Records with drawing code
-- Begin --
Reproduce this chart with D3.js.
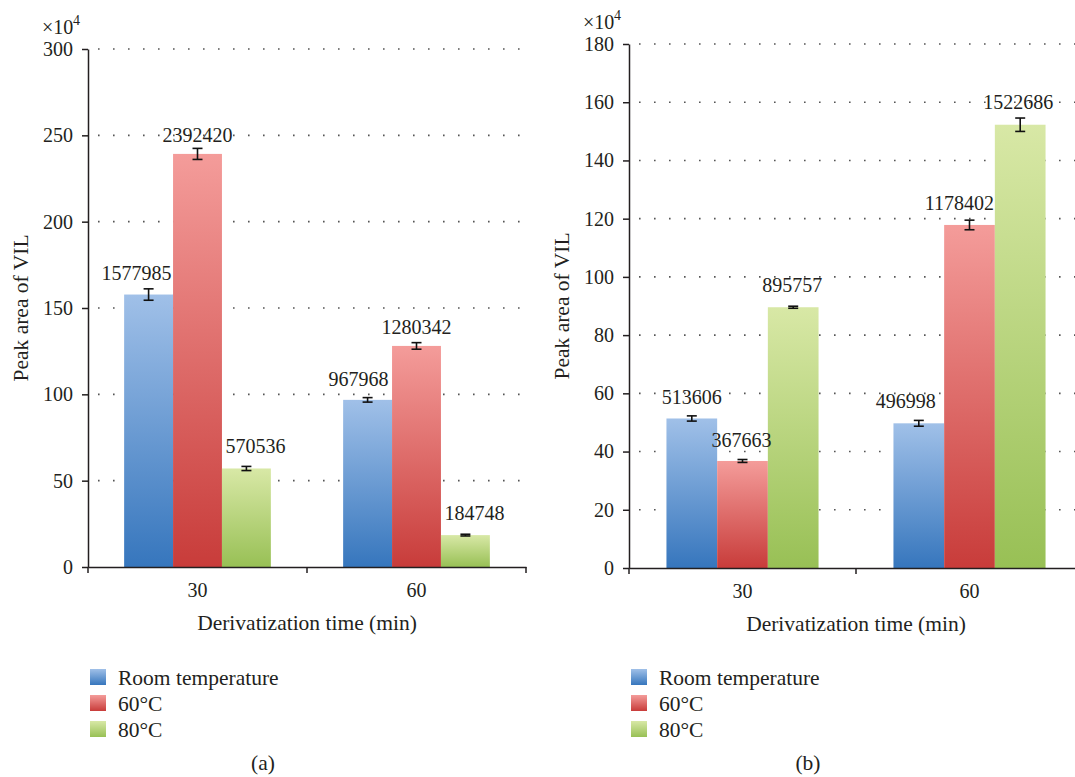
<!DOCTYPE html>
<html>
<head>
<meta charset="utf-8">
<script src="https://cdn.jsdelivr.net/npm/d3@7"></script>
<style>
  body { margin: 0; background: #fff; }
  text { font-family: "Liberation Serif", "Times New Roman", serif; fill: #231f20; }
</style>
</head>
<body>
<div id="chart"></div>
<script>
// data
const categories = ['30', '60']
const series = ['Room temperature', '60°C', '80°C']

// values per series, one entry per category
const values_a = [[1577985, 967968], [2392420, 1280342], [570536, 184748]]
const errors_a = [[33000, 13000], [32000, 19000], [12000, 5000]]
const ticks_a = [0, 50, 100, 150, 200, 250, 300]

const values_b = [[513606, 496998], [367663, 1178402], [895757, 1522686]]
const errors_b = [[9000, 10000], [5000, 16500], [3500, 23000]]
const ticks_b = [0, 20, 40, 60, 80, 100, 120, 140, 160, 180]

// label nudges (px), as placed in the original figure
const label_dx_a = [[-12, -9], [0, 0], [9, 9]]
const label_gap_a = [[9, 12], [6, 9], [13, 14]]
const label_dx_b = [[0, -13], [-1, -10], [-1, -2]]
const label_gap_b = [[12, 12], [13, 10], [14, 9]]

// constants
const width = 1075
const height = 777
const num_size = '20px'
const word_size = '21.5px'
const scale_unit = 1e4
const colors = [
    {top: '#a0c0e8', bottom: '#3676bd'},
    {top: '#f49c9a', bottom: '#c83c3a'},
    {top: '#d8e8a6', bottom: '#98c055'}
]

const svg = d3.select('#chart')
              .append('svg')
                .attr('width', width)
                .attr('height', height)

// one vertical gradient per series, stretched over each bar
const defs = svg.append('defs')
colors.forEach((c, i) => {
    const grad = defs.append('linearGradient')
                     .attr('id', 'grad' + i)
                     .attr('x1', 0).attr('y1', 0)
                     .attr('x2', 0).attr('y2', 1)
    grad.append('stop').attr('offset', '0%').attr('stop-color', c.top)
    grad.append('stop').attr('offset', '100%').attr('stop-color', c.bottom)
})

function drawPanel(opts) {
    const g = svg.append('g')
                 .attr('transform', `translate(${opts.left}, ${opts.top})`)
    const innerWidth = opts.right - opts.left
    const innerHeight = opts.bottom - opts.top

    const y = d3.scaleLinear()
                .domain([0, d3.max(opts.ticks)])
                .range([innerHeight, 0])
    const x0 = d3.scaleBand()
                 .domain(categories)
                 .range([0, innerWidth])
    const bw = x0.bandwidth()
    const x1 = d3.scaleBand()
                 .domain(d3.range(series.length))
                 .range([bw * 0.165, bw * 0.835])

    // dotted grid
    g.append('g')
        .selectAll('line')
        .data(opts.ticks.filter(t => t > 0))
        .join('line')
            .attr('x1', 4)
            .attr('x2', innerWidth)
            .attr('y1', d => y(d))
            .attr('y2', d => y(d))
            .attr('stroke', '#555')
            .attr('stroke-width', 1.6)
            .attr('stroke-dasharray', '1.6,13.4')
            .attr('stroke-dashoffset', -6)

    // flatten bars
    const bars = []
    opts.values.forEach((row, s) => {
        row.forEach((v, c) => {
            bars.push({
                s: s, c: c, value: v / scale_unit,
                err: opts.errors[s][c] / scale_unit,
                dx: opts.label_dx[s][c], gap: opts.label_gap[s][c],
                raw: v
            })
        })
    })

    g.append('g')
        .selectAll('rect')
        .data(bars)
        .join('rect')
            .attr('x', d => x0(categories[d.c]) + x1(d.s))
            .attr('y', d => y(d.value))
            .attr('width', x1.bandwidth())
            .attr('height', d => innerHeight - y(d.value))
            .attr('fill', d => `url(#grad${d.s})`)

    // error bars
    const cx = d => x0(categories[d.c]) + x1(d.s) + x1.bandwidth() / 2
    const err = g.append('g')
                 .attr('stroke', '#111')
                 .attr('stroke-width', 1.6)
    err.selectAll('line.stem')
        .data(bars)
        .join('line')
            .attr('class', 'stem')
            .attr('x1', cx).attr('x2', cx)
            .attr('y1', d => y(d.value + d.err))
            .attr('y2', d => y(d.value - d.err))
    err.selectAll('line.capTop')
        .data(bars)
        .join('line')
            .attr('class', 'capTop')
            .attr('x1', d => cx(d) - 5).attr('x2', d => cx(d) + 5)
            .attr('y1', d => y(d.value + d.err))
            .attr('y2', d => y(d.value + d.err))
    err.selectAll('line.capBottom')
        .data(bars)
        .join('line')
            .attr('class', 'capBottom')
            .attr('x1', d => cx(d) - 5).attr('x2', d => cx(d) + 5)
            .attr('y1', d => y(d.value - d.err))
            .attr('y2', d => y(d.value - d.err))

    // value labels
    g.append('g')
        .selectAll('text')
        .data(bars)
        .join('text')
            .attr('x', d => cx(d) + d.dx)
            .attr('y', d => y(d.value + d.err) - d.gap)
            .attr('text-anchor', 'middle')
            .style('font-size', num_size)
            .text(d => d.raw)

    // y axis
    const yAxis = g.append('g')
        .call(d3.axisLeft(y)
                .tickValues(opts.ticks)
                .tickSize(6)
                .tickSizeOuter(0)
                .tickPadding(9))
    yAxis.attr('font-size', null).attr('font-family', null)
    yAxis.selectAll('text').style('font-size', num_size)
    yAxis.selectAll('line, path').attr('stroke', '#231f20').attr('stroke-width', 1.5)

    // x axis
    const xAxis = g.append('g')
        .attr('transform', `translate(0, ${innerHeight})`)
        .call(d3.axisBottom(x0)
                .tickSize(0)
                .tickSizeOuter(0)
                .tickPadding(16))
    xAxis.attr('font-size', null).attr('font-family', null)
    xAxis.selectAll('text').style('font-size', num_size)
    xAxis.select('path').attr('stroke', '#231f20').attr('stroke-width', 1.5)
    xAxis.selectAll('line.boundary')
        .data(d3.range(categories.length + 1))
        .join('line')
            .attr('class', 'boundary')
            .attr('x1', i => i * x0.step())
            .attr('x2', i => i * x0.step())
            .attr('y1', 0)
            .attr('y2', 6)
            .attr('stroke', '#231f20')
            .attr('stroke-width', 1.5)

    // axis titles
    g.append('text')
        .attr('x', innerWidth / 2)
        .attr('y', innerHeight + 63)
        .attr('text-anchor', 'middle')
        .style('font-size', word_size)
        .text('Derivatization time (min)')

    g.append('text')
        .attr('transform', `translate(-60, ${innerHeight / 2}) rotate(-90)`)
        .attr('text-anchor', 'middle')
        .style('font-size', word_size)
        .text('Peak area of VIL')

    // x10^4 multiplier above the axis
    g.append('text')
        .attr('x', -46)
        .attr('y', -15)
        .style('font-size', num_size)
        .text('×10')
    g.append('text')
        .attr('x', -15)
        .attr('y', -24)
        .style('font-size', '14px')
        .text('4')

    // legend
    const legend = svg.append('g')
                      .attr('transform', `translate(${opts.left + 2}, 677)`)
    const item = legend.selectAll('g')
        .data(series)
        .join('g')
            .attr('transform', (d, i) => `translate(0, ${i * 26})`)
    item.append('rect')
        .attr('x', 0)
        .attr('y', -8)
        .attr('width', 16)
        .attr('height', 16)
        .attr('fill', (d, i) => `url(#grad${i})`)
    item.append('text')
        .attr('x', 28)
        .attr('y', 0)
        .attr('dy', '0.35em')
        .style('font-size', word_size)
        .text(d => d)

    // caption
    svg.append('text')
        .attr('x', opts.caption_x)
        .attr('y', 770)
        .attr('text-anchor', 'middle')
        .style('font-size', word_size)
        .text(opts.caption)
}

drawPanel({
    left: 88, right: 526, top: 49, bottom: 567,
    values: values_a, errors: errors_a, ticks: ticks_a,
    label_dx: label_dx_a, label_gap: label_gap_a,
    caption: '(a)', caption_x: 263
})

drawPanel({
    left: 629, right: 1083, top: 44, bottom: 568,
    values: values_b, errors: errors_b, ticks: ticks_b,
    label_dx: label_dx_b, label_gap: label_gap_b,
    caption: '(b)', caption_x: 808
})
</script>
</body>
</html>
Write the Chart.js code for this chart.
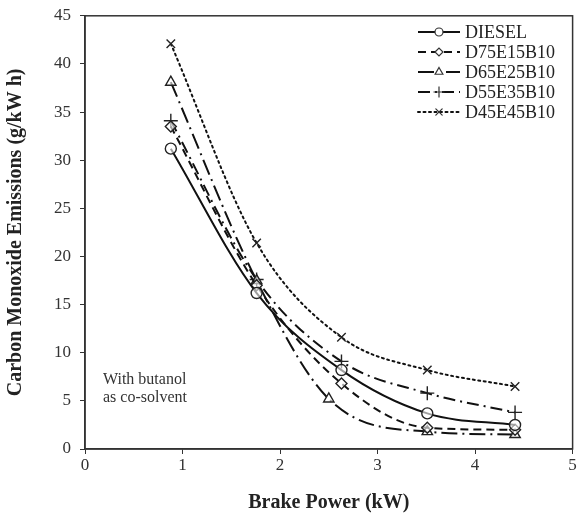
-- End --
- _Task instructions_
In the entries above, find lines with "this" and copy each.

- _Complete output_
Reproduce this chart with D3.js.
Write the Chart.js code for this chart.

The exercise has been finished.